3D scanning a one-piece dinosaur skeleton in minute detail

Monday, May 21, 2018

One of the most iconic scenes depicted in a dinosaur exhibit has to be the Stegosaurus and Allosaurus facing off in the Denver Museum of Nature & Science. The 26-foot-long Stegosaurus represents Colorado’s State Dinosaur. Not just the species of dinosaur, but the individual specimen that was adopted to represent the state. Stegosaurus was a herbivorous dinosaur weighing up to 10 tons that inhabited the area now called Colorado 150 million years ago. What makes this particular Stegosaurus so special is not the fact that it was found in Cañon City, Colorado, or even that it was mostly complete, a very rare thing for dinosaur skeletons. It was found by a class of high school students on a fossil-hunting field trip in 1936, and the teacher of that class of students, Frederick Carl Kessler, was able to arrange for his students to work alongside professional paleontologists to excavate the fossil skeleton.

Enter Mike Triebold of Triebold Paleontology, Inc. (TPI) in Woodland Park, Colorado. TPI restores and mounts fossil skeletons and creates skeleton casts, supplying them to museums across the globe.
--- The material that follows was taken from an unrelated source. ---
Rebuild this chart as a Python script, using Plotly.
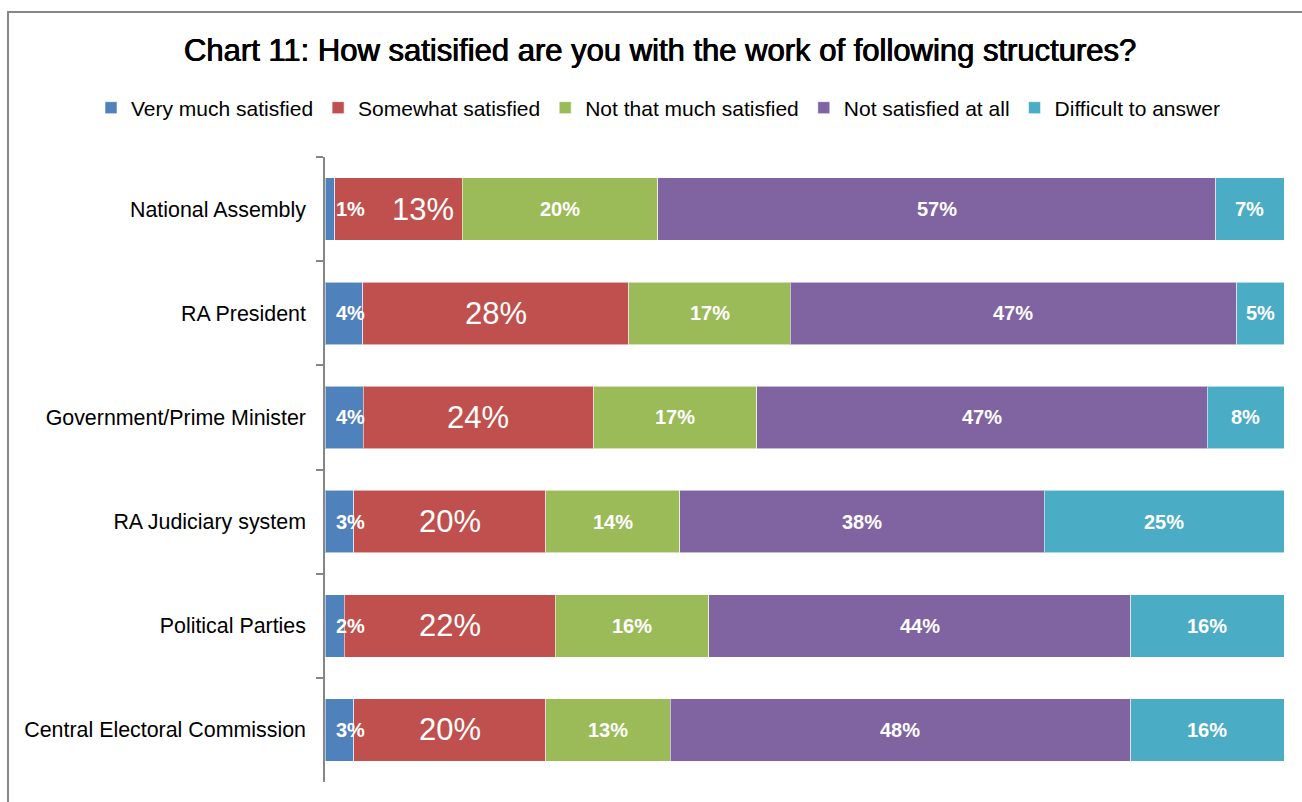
import plotly.graph_objects as go

# Survey structures (top to bottom) and response shares in percent
structures = [
    "National Assembly",
    "RA President",
    "Government/Prime Minister",
    "RA Judiciary system",
    "Political Parties",
    "Central Electoral Commission",
]
very_much = [1, 4, 4, 3, 2, 3]
somewhat = [13, 28, 24, 20, 22, 20]
not_that_much = [20, 17, 17, 14, 16, 13]
not_at_all = [57, 47, 47, 38, 44, 48]
difficult = [7, 5, 8, 25, 16, 16]

series_names = [
    "Very much satisfied",
    "Somewhat satisfied",
    "Not that much satisfied",
    "Not satisfied at all",
    "Difficult to answer",
]
series_values = [very_much, somewhat, not_that_much, not_at_all, difficult]
colors = ["#4F81BD", "#C0504D", "#9BBB59", "#8064A2", "#4BACC6"]

FONT = "Arial, Liberation Sans, sans-serif"

# plot area geometry in pixels
L, R, T, B = 325, 18, 157, 20
PW, PH = 1302 - L - R, 802 - T - B

fig = go.Figure()
for name, vals, col in zip(series_names, series_values, colors):
    fig.add_trace(go.Bar(
        y=structures,
        x=vals,
        name=name,
        orientation="h",
        marker=dict(color=col, line=dict(color="rgba(255,255,255,0.55)", width=1)),
        hoverinfo="skip",
    ))

# Data labels at the centre of each (normalised) segment
annotations = []
nudges = {(0, 1): 25}  # keep the "Somewhat" label clear of the tiny first segment
for i, s in enumerate(structures):
    row = [v[i] for v in series_values]
    total = sum(row)
    cum = 0
    for j, v in enumerate(row):
        mid = (cum + v / 2) / total * 100
        cum += v
        if j == 0:
            mid = max(mid, 2.7)
        big = (j == 1)
        annotations.append(dict(
            x=mid, y=s, xref="x", yref="y",
            text=f"{v}%" if big else f"<b>{v}%</b>",
            showarrow=False,
            xshift=nudges.get((i, j), 0),
            font=dict(family=FONT, color="white", size=31 if big else 20),
        ))

fig.update_layout(
    barmode="stack",
    barnorm="percent",
    bargap=0.4,
    width=1302,
    height=802,
    margin=dict(l=L, r=R, t=T, b=B),
    paper_bgcolor="white",
    plot_bgcolor="white",
    font=dict(family=FONT, color="black"),
    title=dict(
        text="Chart 11: How satisified are you with the work of following structures?",
        x=0.507, xanchor="center", xref="container",
        y=1 - 50 / 802, yanchor="middle", yref="container",
        font=dict(family=FONT, size=31, color="black",
                  shadow="0.5px 0 0 #000, -0.4px 0 0 #000"),
    ),
    legend=dict(
        orientation="h",
        x=(91 - L) / PW, xanchor="left",
        y=1 + (T - 108) / PH, yanchor="middle",
        font=dict(family=FONT, size=21, color="black"),
        traceorder="normal",
        itemwidth=30,
        tracegroupgap=0,
    ),
    xaxis=dict(range=[0, 100], visible=False, fixedrange=True),
    yaxis=dict(
        autorange="reversed",
        showline=True, linecolor="#868686", linewidth=1.5,
        ticks="outside", ticklen=7, tickcolor="#868686", tickwidth=1.5,
        tickson="boundaries",
        ticklabelstandoff=13,
        tickfont=dict(family=FONT, size=21.4, color="black"),
        showgrid=False,
    ),
    annotations=annotations,
    shapes=[dict(
        type="rect", xref="paper", yref="paper",
        x0=(8 - L) / PW, x1=(1330 - L) / PW,
        y0=-0.1, y1=1 + (T - 12) / PH,
        line=dict(color="#878787", width=2),
        fillcolor="rgba(0,0,0,0)",
        layer="below",
    )],
)

fig.write_html("out.html")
The company’s clients include the American Museum of Natural History in New York, Carnegie Museum in Pittsburgh, and the Smithsonian Museum of Natural History in Washington, D.C. The TPI headquarters house a collection of casts and original fossil specimens, which are on exhibit at the company’s hands-on natural history museum, the Rocky Mountain Dinosaur Resource Center.

Mike Triebold was looking to add a Stegosaurus to his catalog of casts, but not just any Stegosaurus. He was focused on getting the famous Kessler Stegosaurus at the Denver Museum for the project if at all possible because the new Royal Gorge Dinosaur Experience in Canon City was being built and they wanted a copy of the Stegosaurus that was collected by Kessler near Canon City. RGDE owner Zach Reynolds’ grandfather regularly accompanied Kessler on dinosaur digs from the 40s through the 60s, so the Stegosaurus has both family and community ties.

Discussions ensued and with the Denver Museum’s blessing, the work began.